* Data provided:
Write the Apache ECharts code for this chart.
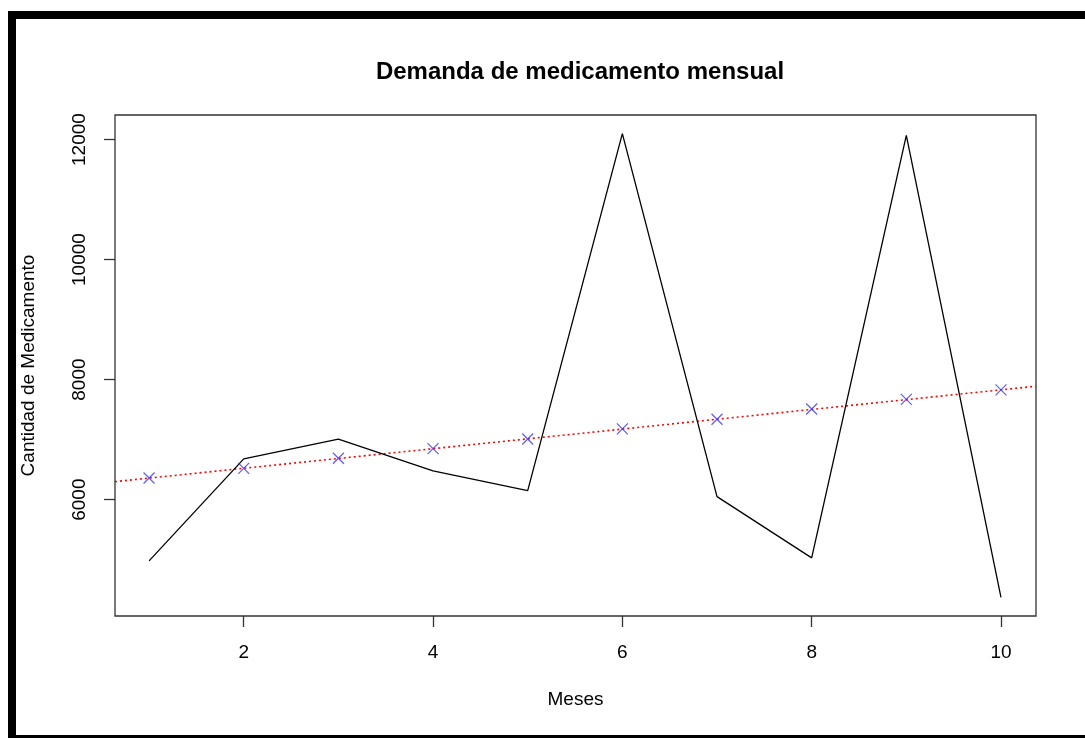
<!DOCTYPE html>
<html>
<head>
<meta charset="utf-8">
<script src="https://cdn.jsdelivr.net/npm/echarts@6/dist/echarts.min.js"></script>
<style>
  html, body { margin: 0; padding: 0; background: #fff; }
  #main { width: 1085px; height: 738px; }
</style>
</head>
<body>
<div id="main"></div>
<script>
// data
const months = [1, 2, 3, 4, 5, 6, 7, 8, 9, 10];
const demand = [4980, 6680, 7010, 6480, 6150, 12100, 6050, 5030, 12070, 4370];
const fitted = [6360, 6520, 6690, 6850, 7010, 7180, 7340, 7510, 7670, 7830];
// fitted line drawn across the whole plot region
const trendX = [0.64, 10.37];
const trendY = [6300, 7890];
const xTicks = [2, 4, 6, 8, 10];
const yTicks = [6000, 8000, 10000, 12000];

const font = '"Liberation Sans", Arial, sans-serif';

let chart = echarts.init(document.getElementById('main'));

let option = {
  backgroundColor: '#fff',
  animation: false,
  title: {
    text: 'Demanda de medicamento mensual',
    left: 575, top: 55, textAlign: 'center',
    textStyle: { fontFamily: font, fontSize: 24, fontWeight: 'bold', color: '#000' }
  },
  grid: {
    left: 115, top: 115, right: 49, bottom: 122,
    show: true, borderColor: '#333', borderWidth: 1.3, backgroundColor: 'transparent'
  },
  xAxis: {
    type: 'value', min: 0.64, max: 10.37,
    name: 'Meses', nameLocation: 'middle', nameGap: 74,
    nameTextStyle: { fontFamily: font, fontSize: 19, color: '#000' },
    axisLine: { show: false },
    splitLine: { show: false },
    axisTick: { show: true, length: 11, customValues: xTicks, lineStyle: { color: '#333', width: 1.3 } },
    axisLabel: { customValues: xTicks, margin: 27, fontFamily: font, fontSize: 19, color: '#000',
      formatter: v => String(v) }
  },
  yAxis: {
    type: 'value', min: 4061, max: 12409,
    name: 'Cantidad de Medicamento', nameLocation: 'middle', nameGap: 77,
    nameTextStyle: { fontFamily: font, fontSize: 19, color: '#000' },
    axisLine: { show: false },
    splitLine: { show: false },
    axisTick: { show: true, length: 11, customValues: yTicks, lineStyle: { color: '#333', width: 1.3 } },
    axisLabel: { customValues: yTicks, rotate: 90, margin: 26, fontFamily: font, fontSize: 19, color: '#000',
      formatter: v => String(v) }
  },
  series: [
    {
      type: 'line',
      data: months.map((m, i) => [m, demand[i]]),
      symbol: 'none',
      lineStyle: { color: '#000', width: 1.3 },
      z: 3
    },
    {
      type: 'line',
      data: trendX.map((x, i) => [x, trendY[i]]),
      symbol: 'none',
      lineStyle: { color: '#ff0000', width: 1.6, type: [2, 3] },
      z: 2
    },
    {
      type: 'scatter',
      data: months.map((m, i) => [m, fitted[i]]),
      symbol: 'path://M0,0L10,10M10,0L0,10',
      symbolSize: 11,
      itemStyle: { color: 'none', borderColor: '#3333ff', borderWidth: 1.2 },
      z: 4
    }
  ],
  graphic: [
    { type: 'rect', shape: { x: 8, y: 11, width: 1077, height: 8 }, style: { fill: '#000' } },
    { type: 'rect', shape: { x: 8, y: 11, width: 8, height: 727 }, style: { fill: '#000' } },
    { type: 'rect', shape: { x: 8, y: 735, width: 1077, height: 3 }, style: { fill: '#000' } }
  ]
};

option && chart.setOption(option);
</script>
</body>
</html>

* What is required: Leave out the pictures and retype every line above exactly.

* Reply:
Write the Apache ECharts code for this chart.
<!DOCTYPE html>
<html>
<head>
<meta charset="utf-8">
<script src="https://cdn.jsdelivr.net/npm/echarts@6/dist/echarts.min.js"></script>
<style>
  html, body { margin: 0; padding: 0; background: #fff; }
  #main { width: 1085px; height: 738px; }
</style>
</head>
<body>
<div id="main"></div>
<script>
// data
const months = [1, 2, 3, 4, 5, 6, 7, 8, 9, 10];
const demand = [4980, 6680, 7010, 6480, 6150, 12100, 6050, 5030, 12070, 4370];
const fitted = [6360, 6520, 6690, 6850, 7010, 7180, 7340, 7510, 7670, 7830];
// fitted line drawn across the whole plot region
const trendX = [0.64, 10.37];
const trendY = [6300, 7890];
const xTicks = [2, 4, 6, 8, 10];
const yTicks = [6000, 8000, 10000, 12000];

const font = '"Liberation Sans", Arial, sans-serif';

let chart = echarts.init(document.getElementById('main'));

let option = {
  backgroundColor: '#fff',
  animation: false,
  title: {
    text: 'Demanda de medicamento mensual',
    left: 575, top: 55, textAlign: 'center',
    textStyle: { fontFamily: font, fontSize: 24, fontWeight: 'bold', color: '#000' }
  },
  grid: {
    left: 115, top: 115, right: 49, bottom: 122,
    show: true, borderColor: '#333', borderWidth: 1.3, backgroundColor: 'transparent'
  },
  xAxis: {
    type: 'value', min: 0.64, max: 10.37,
    name: 'Meses', nameLocation: 'middle', nameGap: 74,
    nameTextStyle: { fontFamily: font, fontSize: 19, color: '#000' },
    axisLine: { show: false },
    splitLine: { show: false },
    axisTick: { show: true, length: 11, customValues: xTicks, lineStyle: { color: '#333', width: 1.3 } },
    axisLabel: { customValues: xTicks, margin: 27, fontFamily: font, fontSize: 19, color: '#000',
      formatter: v => String(v) }
  },
  yAxis: {
    type: 'value', min: 4061, max: 12409,
    name: 'Cantidad de Medicamento', nameLocation: 'middle', nameGap: 77,
    nameTextStyle: { fontFamily: font, fontSize: 19, color: '#000' },
    axisLine: { show: false },
    splitLine: { show: false },
    axisTick: { show: true, length: 11, customValues: yTicks, lineStyle: { color: '#333', width: 1.3 } },
    axisLabel: { customValues: yTicks, rotate: 90, margin: 26, fontFamily: font, fontSize: 19, color: '#000',
      formatter: v => String(v) }
  },
  series: [
    {
      type: 'line',
      data: months.map((m, i) => [m, demand[i]]),
      symbol: 'none',
      lineStyle: { color: '#000', width: 1.3 },
      z: 3
    },
    {
      type: 'line',
      data: trendX.map((x, i) => [x, trendY[i]]),
      symbol: 'none',
      lineStyle: { color: '#ff0000', width: 1.6, type: [2, 3] },
      z: 2
    },
    {
      type: 'scatter',
      data: months.map((m, i) => [m, fitted[i]]),
      symbol: 'path://M0,0L10,10M10,0L0,10',
      symbolSize: 11,
      itemStyle: { color: 'none', borderColor: '#3333ff', borderWidth: 1.2 },
      z: 4
    }
  ],
  graphic: [
    { type: 'rect', shape: { x: 8, y: 11, width: 1077, height: 8 }, style: { fill: '#000' } },
    { type: 'rect', shape: { x: 8, y: 11, width: 8, height: 727 }, style: { fill: '#000' } },
    { type: 'rect', shape: { x: 8, y: 735, width: 1077, height: 3 }, style: { fill: '#000' } }
  ]
};

option && chart.setOption(option);
</script>
</body>
</html>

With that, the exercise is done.